**SUPPLIED DATA**:
______

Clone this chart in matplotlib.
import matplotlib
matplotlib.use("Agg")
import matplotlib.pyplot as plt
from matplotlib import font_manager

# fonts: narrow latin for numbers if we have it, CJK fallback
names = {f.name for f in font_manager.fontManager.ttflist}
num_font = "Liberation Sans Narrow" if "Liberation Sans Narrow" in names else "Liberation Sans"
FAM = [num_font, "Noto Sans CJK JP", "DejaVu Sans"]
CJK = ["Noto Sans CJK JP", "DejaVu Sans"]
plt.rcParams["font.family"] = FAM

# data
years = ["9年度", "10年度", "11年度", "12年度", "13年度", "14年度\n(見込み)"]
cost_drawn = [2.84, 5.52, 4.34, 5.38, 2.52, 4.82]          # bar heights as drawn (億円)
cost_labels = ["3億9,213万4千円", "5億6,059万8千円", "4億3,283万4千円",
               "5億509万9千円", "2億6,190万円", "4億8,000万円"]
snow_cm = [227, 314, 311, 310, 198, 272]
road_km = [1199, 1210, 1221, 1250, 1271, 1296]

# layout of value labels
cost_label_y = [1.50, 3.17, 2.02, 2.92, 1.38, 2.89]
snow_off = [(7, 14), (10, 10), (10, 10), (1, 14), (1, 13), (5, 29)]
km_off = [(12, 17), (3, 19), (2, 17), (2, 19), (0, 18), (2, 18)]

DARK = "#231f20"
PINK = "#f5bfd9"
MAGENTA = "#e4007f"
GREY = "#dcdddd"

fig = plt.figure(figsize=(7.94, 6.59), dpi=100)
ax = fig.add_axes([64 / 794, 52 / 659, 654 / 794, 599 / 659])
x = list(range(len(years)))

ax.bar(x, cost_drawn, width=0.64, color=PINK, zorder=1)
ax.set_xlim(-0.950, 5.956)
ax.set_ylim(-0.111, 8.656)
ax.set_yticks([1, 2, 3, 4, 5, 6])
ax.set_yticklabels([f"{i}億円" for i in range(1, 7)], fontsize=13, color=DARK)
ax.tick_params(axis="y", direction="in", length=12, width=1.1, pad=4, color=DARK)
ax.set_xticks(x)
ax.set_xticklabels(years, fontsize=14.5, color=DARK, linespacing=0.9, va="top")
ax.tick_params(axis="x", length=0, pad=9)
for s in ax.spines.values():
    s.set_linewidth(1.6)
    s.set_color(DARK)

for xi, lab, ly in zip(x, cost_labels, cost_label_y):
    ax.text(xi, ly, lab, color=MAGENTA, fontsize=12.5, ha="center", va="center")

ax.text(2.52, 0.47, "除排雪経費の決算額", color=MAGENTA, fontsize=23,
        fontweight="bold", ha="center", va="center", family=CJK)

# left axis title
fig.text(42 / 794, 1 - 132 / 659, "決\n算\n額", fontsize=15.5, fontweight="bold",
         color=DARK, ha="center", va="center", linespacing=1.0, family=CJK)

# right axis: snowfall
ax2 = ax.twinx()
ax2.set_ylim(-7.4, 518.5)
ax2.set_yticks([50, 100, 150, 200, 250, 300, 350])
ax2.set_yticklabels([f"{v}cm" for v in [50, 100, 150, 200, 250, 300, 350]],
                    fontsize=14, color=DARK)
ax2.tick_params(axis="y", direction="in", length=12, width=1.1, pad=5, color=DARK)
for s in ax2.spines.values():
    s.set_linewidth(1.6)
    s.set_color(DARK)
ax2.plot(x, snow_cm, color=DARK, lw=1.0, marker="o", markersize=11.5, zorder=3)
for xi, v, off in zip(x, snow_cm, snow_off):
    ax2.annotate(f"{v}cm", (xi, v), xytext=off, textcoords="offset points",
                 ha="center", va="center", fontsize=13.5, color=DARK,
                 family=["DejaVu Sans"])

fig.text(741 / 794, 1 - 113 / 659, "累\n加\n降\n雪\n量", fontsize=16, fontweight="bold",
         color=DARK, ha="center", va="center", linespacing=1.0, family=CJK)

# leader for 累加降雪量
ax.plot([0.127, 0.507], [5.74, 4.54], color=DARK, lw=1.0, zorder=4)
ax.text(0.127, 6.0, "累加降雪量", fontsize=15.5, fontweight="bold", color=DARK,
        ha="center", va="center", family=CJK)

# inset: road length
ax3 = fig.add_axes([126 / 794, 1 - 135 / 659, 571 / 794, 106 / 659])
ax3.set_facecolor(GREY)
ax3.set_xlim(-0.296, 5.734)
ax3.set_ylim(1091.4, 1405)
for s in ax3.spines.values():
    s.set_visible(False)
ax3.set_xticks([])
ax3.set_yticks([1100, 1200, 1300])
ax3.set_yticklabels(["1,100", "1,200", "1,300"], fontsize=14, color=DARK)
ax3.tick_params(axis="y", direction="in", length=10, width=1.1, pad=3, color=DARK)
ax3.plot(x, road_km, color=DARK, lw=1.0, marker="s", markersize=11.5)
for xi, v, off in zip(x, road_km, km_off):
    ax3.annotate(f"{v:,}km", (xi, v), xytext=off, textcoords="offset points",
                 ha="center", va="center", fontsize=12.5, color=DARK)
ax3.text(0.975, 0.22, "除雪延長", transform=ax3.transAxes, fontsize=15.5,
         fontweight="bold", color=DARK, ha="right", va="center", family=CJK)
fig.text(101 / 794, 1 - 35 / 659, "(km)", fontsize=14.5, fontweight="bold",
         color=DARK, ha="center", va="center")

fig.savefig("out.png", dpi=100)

______

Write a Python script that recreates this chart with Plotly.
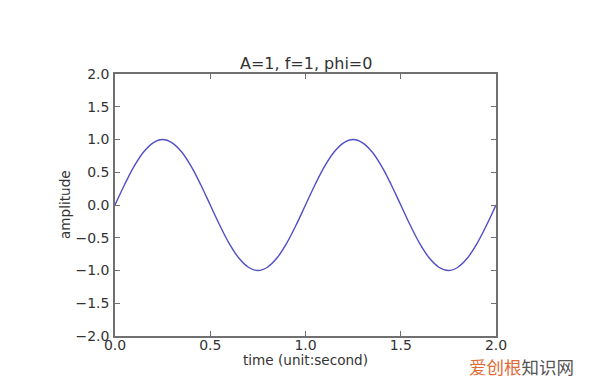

______

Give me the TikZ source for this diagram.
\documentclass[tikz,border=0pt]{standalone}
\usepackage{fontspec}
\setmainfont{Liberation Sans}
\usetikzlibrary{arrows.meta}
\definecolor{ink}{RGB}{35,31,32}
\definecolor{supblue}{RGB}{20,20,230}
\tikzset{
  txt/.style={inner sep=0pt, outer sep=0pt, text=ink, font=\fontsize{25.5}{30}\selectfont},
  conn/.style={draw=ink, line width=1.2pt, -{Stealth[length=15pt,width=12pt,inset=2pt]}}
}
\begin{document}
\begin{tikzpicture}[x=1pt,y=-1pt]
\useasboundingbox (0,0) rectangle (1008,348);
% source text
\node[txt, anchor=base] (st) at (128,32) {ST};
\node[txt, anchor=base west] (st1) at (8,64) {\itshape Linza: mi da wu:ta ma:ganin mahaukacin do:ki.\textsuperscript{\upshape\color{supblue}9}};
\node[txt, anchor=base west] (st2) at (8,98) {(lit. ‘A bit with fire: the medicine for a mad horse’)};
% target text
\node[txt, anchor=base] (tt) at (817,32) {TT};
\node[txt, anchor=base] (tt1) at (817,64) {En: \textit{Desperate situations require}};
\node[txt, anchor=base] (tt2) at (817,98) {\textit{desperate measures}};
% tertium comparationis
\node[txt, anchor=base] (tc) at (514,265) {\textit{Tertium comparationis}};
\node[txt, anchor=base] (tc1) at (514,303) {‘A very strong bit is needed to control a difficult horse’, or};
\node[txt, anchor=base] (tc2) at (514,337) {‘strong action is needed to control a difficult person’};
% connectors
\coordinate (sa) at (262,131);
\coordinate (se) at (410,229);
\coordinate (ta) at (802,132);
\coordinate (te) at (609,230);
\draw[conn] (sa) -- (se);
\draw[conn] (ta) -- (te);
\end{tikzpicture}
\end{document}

______

**REQUIREMENT**: Write out, from the lines above, only those from the line with "Clone this chart in matplotlib." to the line with "from matplotlib import font_manager", exactly as given, including the first and the last.

**REPLY**:
Clone this chart in matplotlib.
import matplotlib
matplotlib.use("Agg")
import matplotlib.pyplot as plt
from matplotlib import font_manager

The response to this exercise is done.